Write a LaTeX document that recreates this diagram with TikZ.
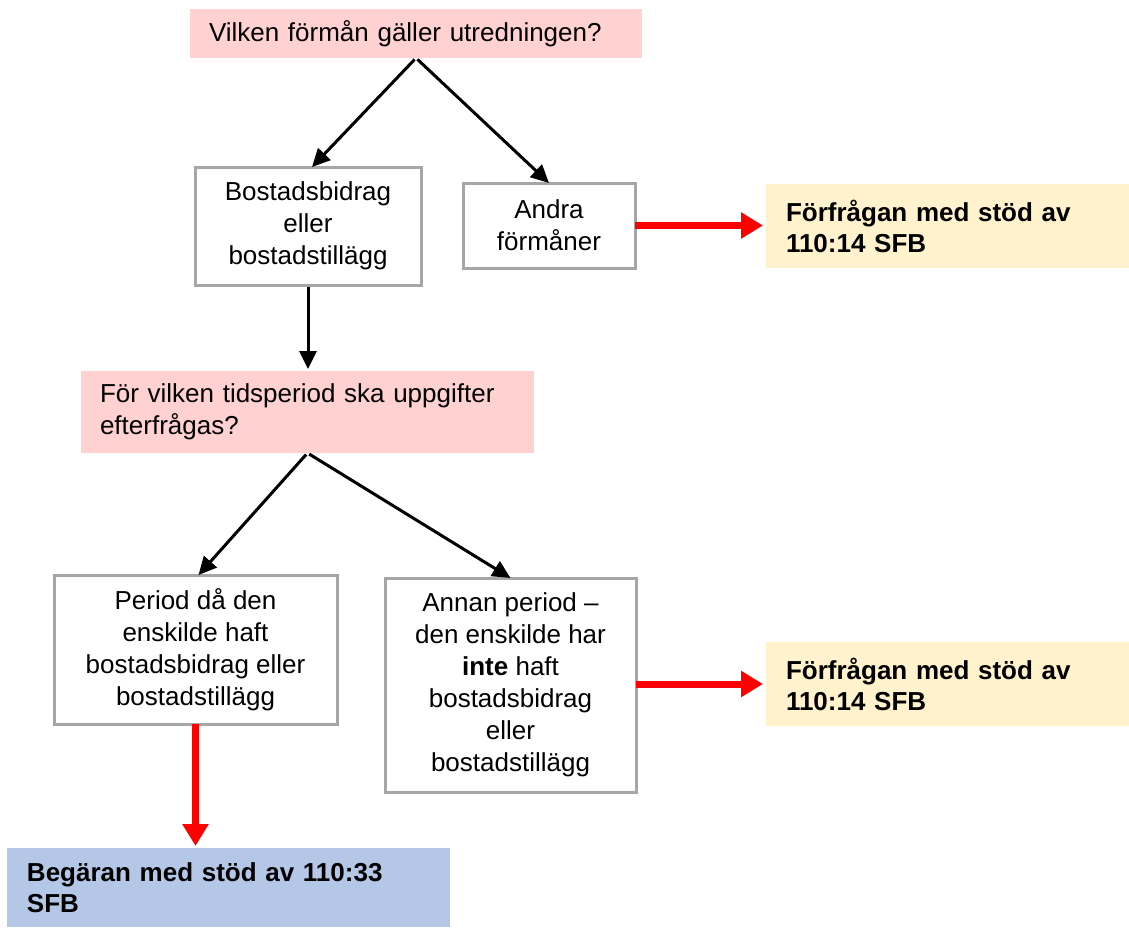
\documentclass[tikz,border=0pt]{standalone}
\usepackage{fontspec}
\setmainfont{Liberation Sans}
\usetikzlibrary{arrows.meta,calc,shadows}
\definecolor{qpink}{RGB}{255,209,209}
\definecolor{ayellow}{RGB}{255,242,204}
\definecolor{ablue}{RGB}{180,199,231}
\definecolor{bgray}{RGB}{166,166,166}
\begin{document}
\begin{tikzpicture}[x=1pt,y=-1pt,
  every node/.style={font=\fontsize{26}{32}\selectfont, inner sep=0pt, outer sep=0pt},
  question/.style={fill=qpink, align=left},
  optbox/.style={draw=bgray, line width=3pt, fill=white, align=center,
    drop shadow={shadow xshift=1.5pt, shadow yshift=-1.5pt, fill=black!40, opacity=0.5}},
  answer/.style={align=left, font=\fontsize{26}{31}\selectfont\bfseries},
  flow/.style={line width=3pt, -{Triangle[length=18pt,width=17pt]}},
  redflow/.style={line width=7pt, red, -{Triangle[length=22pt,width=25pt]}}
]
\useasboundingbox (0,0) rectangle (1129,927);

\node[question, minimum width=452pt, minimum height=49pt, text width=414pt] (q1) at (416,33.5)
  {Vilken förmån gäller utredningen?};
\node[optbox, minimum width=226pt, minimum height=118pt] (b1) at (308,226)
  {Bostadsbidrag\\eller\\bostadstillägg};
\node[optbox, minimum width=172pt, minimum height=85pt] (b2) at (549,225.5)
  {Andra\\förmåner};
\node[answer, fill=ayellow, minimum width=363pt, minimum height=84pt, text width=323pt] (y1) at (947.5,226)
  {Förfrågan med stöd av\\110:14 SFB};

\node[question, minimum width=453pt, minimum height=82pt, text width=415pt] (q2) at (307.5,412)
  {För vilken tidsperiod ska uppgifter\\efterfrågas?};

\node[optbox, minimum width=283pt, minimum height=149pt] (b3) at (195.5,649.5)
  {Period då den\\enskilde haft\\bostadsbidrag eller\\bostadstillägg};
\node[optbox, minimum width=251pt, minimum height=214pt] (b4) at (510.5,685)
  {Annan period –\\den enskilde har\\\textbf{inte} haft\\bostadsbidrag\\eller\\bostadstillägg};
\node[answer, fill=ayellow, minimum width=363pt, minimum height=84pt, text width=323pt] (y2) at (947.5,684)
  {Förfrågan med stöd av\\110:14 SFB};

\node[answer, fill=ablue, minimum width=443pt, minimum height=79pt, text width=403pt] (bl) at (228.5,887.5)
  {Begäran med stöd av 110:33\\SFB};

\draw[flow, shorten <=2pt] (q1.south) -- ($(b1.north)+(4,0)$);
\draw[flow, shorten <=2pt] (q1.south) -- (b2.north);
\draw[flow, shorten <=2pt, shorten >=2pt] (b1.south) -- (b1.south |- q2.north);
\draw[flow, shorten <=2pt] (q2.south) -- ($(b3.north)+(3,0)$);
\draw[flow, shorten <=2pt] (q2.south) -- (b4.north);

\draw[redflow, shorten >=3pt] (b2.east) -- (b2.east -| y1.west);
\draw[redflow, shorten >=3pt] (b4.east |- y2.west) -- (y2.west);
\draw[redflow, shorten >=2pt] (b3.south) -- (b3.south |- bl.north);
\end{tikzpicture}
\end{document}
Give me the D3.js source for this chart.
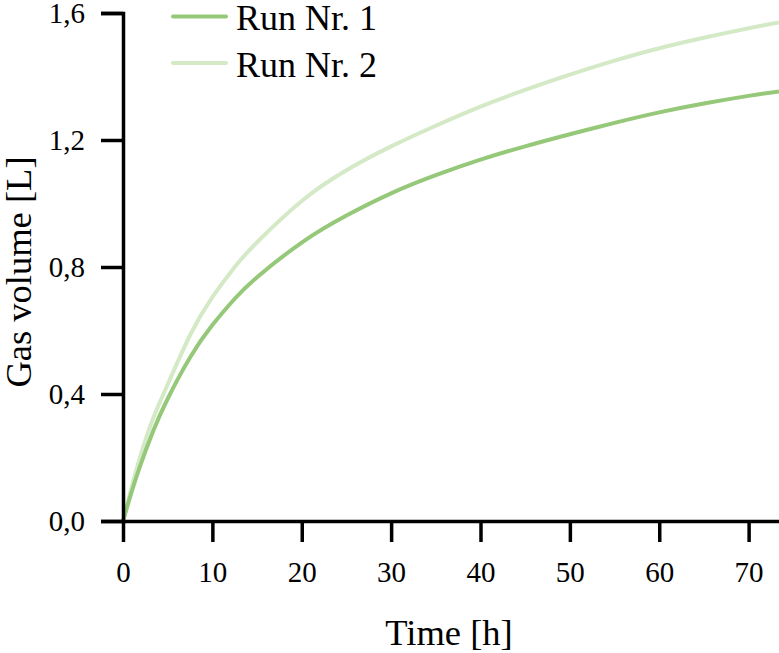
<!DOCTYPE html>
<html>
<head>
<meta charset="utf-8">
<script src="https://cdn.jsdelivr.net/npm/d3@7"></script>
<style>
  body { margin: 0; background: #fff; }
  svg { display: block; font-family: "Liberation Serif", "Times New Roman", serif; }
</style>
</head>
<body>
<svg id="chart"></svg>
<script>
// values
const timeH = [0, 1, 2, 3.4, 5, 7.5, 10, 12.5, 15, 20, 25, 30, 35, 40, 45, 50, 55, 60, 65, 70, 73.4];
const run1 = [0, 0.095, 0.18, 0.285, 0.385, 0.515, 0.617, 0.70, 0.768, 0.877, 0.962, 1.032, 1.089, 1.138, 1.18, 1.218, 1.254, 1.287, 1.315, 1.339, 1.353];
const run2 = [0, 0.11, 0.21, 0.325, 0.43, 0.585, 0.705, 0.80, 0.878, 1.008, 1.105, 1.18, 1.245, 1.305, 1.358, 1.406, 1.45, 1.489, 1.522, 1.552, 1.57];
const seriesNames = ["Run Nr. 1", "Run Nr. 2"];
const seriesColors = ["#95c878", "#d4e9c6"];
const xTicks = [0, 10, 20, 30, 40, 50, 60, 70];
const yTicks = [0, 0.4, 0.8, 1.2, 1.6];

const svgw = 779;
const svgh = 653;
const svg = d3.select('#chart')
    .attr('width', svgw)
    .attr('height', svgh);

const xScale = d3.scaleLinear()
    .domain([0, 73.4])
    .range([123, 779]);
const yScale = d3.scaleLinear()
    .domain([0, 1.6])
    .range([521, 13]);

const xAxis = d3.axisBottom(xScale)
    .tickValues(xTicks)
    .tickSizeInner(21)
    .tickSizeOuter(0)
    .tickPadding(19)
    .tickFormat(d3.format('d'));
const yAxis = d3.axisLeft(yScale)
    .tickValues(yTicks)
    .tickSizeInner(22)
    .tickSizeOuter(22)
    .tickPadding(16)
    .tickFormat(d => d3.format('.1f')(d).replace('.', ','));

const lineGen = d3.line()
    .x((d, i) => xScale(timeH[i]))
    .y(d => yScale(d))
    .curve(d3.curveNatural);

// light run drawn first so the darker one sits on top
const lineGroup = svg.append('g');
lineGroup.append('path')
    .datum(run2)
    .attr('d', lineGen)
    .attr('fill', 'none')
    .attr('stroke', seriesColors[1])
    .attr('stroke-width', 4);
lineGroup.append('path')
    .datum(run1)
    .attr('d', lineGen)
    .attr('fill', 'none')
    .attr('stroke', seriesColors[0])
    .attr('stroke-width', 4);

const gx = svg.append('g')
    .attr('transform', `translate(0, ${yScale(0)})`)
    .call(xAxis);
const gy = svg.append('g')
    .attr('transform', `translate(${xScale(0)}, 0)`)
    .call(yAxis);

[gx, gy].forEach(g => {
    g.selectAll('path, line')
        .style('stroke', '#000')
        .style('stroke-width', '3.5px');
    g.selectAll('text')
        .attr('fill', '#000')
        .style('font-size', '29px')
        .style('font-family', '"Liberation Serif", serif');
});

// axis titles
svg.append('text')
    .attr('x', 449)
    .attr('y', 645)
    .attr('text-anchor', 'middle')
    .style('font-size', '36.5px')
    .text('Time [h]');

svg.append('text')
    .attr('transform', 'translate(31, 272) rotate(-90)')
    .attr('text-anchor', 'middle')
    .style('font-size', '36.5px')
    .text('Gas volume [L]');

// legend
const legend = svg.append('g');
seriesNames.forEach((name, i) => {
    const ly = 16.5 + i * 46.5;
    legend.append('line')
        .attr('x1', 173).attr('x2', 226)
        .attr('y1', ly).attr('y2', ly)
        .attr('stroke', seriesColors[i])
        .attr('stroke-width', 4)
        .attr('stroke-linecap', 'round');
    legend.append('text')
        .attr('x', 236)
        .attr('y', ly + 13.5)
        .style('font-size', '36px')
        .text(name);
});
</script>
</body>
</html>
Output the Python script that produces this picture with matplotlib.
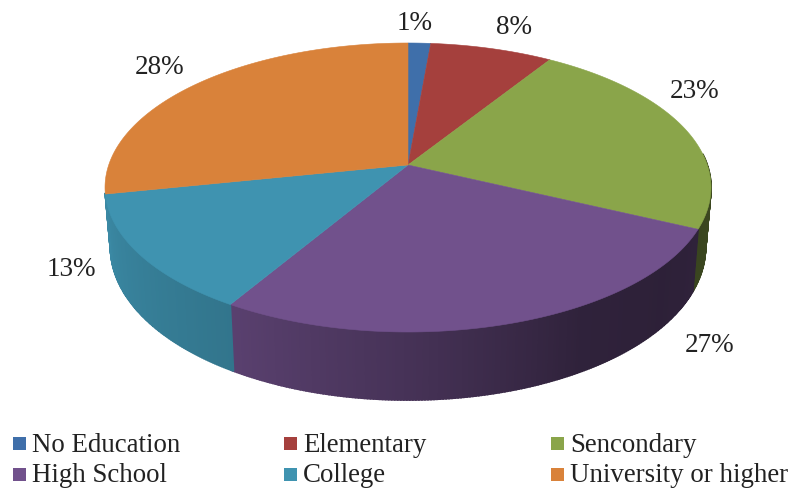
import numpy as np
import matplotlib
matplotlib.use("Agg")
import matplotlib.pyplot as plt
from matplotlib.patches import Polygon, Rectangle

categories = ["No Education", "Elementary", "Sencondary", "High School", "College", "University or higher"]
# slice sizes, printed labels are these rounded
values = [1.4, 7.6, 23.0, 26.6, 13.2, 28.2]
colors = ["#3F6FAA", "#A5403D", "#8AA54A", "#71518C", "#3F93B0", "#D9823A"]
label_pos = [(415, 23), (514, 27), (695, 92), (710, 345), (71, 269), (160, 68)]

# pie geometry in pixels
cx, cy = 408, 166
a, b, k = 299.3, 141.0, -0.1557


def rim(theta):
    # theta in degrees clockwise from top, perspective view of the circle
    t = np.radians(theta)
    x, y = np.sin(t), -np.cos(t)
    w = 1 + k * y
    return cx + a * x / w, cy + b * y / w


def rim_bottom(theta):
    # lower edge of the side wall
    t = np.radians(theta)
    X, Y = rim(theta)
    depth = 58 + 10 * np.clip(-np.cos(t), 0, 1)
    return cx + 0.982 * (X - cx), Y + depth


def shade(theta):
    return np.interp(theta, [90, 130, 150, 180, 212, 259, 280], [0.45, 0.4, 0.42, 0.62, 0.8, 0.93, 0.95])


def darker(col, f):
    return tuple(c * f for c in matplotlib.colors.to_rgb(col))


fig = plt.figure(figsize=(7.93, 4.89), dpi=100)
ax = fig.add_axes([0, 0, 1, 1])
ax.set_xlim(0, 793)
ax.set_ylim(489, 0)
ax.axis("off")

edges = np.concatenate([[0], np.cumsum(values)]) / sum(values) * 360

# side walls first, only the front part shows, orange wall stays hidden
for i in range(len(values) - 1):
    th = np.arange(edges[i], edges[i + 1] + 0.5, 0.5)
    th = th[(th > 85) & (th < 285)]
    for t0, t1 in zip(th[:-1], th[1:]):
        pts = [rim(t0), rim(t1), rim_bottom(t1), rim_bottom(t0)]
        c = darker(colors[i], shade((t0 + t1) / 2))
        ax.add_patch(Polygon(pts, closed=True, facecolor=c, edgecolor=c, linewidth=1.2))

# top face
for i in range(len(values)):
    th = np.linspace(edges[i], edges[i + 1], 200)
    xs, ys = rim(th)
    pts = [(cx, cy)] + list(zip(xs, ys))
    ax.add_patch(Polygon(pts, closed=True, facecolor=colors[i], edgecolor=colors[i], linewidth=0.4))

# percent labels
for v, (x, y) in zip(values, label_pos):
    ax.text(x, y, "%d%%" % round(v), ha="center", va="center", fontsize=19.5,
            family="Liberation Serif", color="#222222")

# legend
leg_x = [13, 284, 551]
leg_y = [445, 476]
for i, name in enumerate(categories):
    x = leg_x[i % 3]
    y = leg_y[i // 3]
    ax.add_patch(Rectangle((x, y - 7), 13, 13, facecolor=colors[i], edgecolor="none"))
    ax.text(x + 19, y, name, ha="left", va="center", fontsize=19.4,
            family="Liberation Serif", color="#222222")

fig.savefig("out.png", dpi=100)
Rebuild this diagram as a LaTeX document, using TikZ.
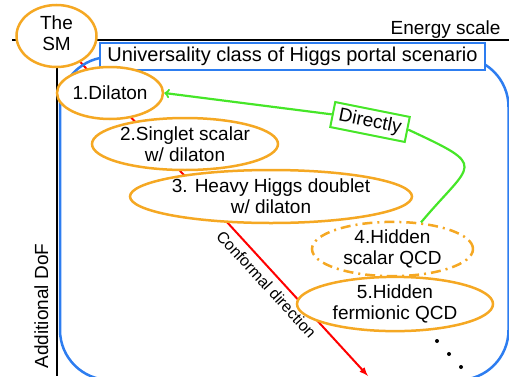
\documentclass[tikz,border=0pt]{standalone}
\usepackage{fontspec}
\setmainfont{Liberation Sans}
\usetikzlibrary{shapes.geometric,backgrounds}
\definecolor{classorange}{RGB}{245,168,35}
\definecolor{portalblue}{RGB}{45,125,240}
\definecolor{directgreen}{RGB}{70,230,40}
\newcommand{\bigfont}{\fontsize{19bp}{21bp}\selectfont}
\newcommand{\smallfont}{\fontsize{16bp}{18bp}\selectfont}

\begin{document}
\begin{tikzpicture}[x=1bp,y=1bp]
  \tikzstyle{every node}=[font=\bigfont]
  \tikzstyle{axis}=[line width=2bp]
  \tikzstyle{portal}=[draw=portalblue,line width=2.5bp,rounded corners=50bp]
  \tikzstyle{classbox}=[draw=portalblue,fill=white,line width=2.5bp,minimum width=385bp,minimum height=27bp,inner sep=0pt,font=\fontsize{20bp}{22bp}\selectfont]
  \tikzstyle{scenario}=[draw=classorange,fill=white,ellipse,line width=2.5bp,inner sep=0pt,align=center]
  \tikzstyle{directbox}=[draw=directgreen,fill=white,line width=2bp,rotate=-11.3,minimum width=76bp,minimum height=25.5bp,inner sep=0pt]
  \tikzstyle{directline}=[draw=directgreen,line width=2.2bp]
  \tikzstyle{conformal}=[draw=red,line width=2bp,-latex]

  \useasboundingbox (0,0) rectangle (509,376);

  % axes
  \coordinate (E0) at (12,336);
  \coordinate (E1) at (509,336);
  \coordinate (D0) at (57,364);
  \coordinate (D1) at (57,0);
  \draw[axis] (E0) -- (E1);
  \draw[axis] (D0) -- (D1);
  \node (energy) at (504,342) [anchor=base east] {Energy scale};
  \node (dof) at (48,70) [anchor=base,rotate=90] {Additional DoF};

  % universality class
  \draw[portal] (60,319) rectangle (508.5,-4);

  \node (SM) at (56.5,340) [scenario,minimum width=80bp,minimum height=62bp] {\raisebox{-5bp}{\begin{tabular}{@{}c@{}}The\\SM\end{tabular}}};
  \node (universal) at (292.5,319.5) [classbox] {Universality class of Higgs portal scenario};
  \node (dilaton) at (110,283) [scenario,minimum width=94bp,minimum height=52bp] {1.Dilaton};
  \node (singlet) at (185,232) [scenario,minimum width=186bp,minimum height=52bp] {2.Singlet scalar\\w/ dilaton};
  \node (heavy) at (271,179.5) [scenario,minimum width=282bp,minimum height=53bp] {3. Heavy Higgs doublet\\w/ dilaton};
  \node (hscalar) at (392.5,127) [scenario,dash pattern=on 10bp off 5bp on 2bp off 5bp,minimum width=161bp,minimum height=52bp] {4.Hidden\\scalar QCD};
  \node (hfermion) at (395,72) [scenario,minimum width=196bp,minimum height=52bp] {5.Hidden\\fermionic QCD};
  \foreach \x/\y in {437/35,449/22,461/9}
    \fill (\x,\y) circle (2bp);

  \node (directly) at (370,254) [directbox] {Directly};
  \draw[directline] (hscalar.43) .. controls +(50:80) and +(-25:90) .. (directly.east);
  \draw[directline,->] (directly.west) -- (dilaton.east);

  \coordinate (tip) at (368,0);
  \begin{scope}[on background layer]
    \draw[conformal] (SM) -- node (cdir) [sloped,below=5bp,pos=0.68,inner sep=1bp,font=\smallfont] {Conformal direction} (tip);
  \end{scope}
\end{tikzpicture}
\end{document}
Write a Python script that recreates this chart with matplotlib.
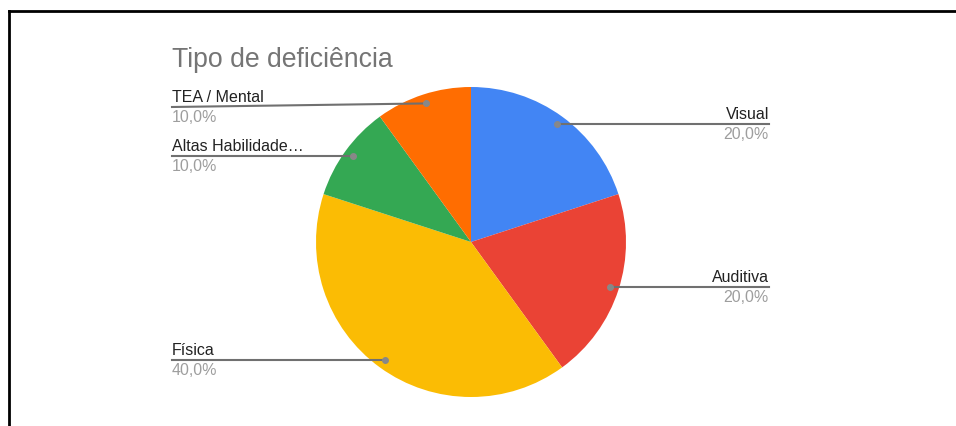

● **Task to carry out**: Lines from the one with "Give me the D3.js source for this chart." through the one with "const yTicks = [0, 0.4, 0.8, 1.2, 1.6];" are the only ones to quote. Quote them exactly and leave out pictures.

● **Result**:
Give me the D3.js source for this chart.
<!DOCTYPE html>
<html>
<head>
<meta charset="utf-8">
<script src="https://cdn.jsdelivr.net/npm/d3@7"></script>
<style>
  body { margin: 0; background: #fff; }
  svg { display: block; font-family: "Liberation Serif", "Times New Roman", serif; }
</style>
</head>
<body>
<svg id="chart"></svg>
<script>
// values
const timeH = [0, 1, 2, 3.4, 5, 7.5, 10, 12.5, 15, 20, 25, 30, 35, 40, 45, 50, 55, 60, 65, 70, 73.4];
const run1 = [0, 0.095, 0.18, 0.285, 0.385, 0.515, 0.617, 0.70, 0.768, 0.877, 0.962, 1.032, 1.089, 1.138, 1.18, 1.218, 1.254, 1.287, 1.315, 1.339, 1.353];
const run2 = [0, 0.11, 0.21, 0.325, 0.43, 0.585, 0.705, 0.80, 0.878, 1.008, 1.105, 1.18, 1.245, 1.305, 1.358, 1.406, 1.45, 1.489, 1.522, 1.552, 1.57];
const seriesNames = ["Run Nr. 1", "Run Nr. 2"];
const seriesColors = ["#95c878", "#d4e9c6"];
const xTicks = [0, 10, 20, 30, 40, 50, 60, 70];
const yTicks = [0, 0.4, 0.8, 1.2, 1.6];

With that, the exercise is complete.